▸ Instruction: Don't include pictures. Quote the lines below from the first through the line that contains "const pts = (ys)".
== == ==
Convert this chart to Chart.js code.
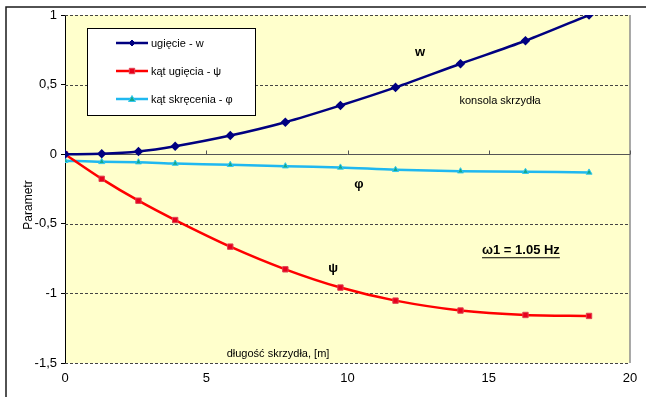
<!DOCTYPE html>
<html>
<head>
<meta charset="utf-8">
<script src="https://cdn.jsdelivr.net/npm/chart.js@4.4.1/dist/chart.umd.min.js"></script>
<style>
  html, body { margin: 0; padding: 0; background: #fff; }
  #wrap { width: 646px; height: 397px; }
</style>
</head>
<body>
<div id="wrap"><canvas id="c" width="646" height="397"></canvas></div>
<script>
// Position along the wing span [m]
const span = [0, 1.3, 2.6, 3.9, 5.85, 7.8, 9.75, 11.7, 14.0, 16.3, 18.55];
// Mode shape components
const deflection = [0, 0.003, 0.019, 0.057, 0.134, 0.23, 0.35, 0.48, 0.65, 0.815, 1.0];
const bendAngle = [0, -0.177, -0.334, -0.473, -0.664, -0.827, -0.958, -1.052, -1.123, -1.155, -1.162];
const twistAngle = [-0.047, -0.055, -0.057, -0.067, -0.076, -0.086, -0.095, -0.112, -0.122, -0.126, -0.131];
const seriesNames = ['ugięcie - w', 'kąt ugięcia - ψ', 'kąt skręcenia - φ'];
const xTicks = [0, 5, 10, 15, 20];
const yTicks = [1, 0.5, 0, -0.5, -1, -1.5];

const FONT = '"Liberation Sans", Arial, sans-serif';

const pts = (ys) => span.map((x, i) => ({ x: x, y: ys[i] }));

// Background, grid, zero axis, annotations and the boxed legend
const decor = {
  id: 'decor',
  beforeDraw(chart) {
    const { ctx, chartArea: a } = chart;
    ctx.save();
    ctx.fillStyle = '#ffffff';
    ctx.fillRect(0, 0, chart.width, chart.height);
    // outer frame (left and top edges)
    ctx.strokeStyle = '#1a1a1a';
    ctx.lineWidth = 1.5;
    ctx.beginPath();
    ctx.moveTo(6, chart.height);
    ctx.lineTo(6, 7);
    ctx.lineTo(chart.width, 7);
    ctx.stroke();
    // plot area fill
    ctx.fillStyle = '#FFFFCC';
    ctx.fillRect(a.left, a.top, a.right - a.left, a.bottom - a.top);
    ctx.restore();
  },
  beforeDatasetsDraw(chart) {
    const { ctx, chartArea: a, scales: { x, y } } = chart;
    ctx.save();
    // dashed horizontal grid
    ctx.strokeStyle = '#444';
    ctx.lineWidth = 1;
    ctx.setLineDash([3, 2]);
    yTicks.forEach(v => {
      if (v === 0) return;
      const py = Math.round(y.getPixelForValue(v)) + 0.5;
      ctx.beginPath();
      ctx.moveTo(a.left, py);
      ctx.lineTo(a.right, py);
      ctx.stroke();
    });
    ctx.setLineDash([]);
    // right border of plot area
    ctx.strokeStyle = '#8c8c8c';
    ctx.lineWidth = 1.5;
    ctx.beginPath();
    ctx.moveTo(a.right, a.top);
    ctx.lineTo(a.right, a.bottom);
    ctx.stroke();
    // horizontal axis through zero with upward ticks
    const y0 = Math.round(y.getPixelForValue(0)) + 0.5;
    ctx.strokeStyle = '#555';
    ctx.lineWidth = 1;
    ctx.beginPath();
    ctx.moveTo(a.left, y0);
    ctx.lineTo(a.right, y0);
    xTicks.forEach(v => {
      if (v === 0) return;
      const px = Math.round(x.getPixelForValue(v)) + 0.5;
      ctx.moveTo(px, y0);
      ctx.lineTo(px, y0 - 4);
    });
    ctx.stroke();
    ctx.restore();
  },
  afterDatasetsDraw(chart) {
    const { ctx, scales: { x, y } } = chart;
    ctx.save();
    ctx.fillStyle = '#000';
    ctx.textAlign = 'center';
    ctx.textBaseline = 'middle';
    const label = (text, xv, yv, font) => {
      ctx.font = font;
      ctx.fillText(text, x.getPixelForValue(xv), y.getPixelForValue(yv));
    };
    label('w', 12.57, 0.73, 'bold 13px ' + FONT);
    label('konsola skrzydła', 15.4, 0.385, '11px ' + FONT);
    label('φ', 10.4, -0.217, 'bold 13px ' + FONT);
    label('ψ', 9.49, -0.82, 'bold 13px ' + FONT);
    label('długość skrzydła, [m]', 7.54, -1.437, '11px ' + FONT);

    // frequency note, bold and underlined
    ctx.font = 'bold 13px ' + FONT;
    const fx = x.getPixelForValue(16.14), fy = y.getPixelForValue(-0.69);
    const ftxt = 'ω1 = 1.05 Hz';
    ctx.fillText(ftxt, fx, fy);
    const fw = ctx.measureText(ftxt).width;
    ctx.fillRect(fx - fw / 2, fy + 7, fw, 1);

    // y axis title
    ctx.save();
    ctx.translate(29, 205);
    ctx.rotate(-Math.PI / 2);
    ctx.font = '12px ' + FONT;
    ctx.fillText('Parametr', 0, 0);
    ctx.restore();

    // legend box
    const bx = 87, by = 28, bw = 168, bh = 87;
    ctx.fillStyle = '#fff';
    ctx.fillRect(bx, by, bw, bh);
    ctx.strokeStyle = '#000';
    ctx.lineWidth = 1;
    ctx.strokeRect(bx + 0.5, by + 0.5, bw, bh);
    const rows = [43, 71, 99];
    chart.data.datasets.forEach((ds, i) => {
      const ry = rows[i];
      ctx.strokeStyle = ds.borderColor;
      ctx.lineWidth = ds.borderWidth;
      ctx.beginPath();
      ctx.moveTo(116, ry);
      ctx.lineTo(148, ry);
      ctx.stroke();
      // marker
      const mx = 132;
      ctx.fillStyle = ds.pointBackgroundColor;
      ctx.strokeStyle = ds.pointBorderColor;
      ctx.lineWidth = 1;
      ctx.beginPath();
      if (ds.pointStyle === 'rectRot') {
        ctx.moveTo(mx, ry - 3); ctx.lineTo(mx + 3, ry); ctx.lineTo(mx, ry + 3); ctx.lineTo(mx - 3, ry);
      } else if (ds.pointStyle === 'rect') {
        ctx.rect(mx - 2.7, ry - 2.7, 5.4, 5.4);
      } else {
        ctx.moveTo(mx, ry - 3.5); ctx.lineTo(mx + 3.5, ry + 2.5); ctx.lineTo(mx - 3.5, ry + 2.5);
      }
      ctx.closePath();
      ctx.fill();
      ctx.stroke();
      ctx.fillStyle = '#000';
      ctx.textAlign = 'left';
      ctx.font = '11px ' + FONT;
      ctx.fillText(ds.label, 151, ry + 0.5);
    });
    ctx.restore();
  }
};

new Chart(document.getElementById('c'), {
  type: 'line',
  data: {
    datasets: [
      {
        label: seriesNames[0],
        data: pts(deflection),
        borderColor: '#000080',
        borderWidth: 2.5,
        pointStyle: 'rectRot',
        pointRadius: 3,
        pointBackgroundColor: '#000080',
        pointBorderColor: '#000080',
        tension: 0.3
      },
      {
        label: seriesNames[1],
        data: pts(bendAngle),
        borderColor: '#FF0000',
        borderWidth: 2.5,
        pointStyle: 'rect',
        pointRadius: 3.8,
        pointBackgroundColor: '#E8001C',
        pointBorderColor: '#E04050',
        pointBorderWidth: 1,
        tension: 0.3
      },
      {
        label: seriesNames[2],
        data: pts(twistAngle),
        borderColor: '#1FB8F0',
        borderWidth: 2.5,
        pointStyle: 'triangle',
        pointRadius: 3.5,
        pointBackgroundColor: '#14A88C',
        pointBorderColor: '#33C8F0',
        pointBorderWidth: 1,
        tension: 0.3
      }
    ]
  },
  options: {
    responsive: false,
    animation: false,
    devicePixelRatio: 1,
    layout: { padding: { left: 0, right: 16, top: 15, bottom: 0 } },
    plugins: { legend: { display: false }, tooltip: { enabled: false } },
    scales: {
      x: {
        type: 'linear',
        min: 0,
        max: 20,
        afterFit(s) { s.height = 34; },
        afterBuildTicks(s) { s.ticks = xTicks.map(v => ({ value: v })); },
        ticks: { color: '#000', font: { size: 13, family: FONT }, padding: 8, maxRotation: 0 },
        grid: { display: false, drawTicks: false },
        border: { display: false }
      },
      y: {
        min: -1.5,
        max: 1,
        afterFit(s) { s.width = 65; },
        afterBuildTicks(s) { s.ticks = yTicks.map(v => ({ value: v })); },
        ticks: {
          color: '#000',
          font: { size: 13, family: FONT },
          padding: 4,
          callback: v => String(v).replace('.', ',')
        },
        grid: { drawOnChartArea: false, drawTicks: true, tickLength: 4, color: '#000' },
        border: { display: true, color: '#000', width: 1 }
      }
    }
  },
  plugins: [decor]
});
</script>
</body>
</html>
== == ==
▸ Exercise result:
Convert this chart to Chart.js code.
<!DOCTYPE html>
<html>
<head>
<meta charset="utf-8">
<script src="https://cdn.jsdelivr.net/npm/chart.js@4.4.1/dist/chart.umd.min.js"></script>
<style>
  html, body { margin: 0; padding: 0; background: #fff; }
  #wrap { width: 646px; height: 397px; }
</style>
</head>
<body>
<div id="wrap"><canvas id="c" width="646" height="397"></canvas></div>
<script>
// Position along the wing span [m]
const span = [0, 1.3, 2.6, 3.9, 5.85, 7.8, 9.75, 11.7, 14.0, 16.3, 18.55];
// Mode shape components
const deflection = [0, 0.003, 0.019, 0.057, 0.134, 0.23, 0.35, 0.48, 0.65, 0.815, 1.0];
const bendAngle = [0, -0.177, -0.334, -0.473, -0.664, -0.827, -0.958, -1.052, -1.123, -1.155, -1.162];
const twistAngle = [-0.047, -0.055, -0.057, -0.067, -0.076, -0.086, -0.095, -0.112, -0.122, -0.126, -0.131];
const seriesNames = ['ugięcie - w', 'kąt ugięcia - ψ', 'kąt skręcenia - φ'];
const xTicks = [0, 5, 10, 15, 20];
const yTicks = [1, 0.5, 0, -0.5, -1, -1.5];

const FONT = '"Liberation Sans", Arial, sans-serif';

const pts = (ys) => span.map((x, i) => ({ x: x, y: ys[i] }));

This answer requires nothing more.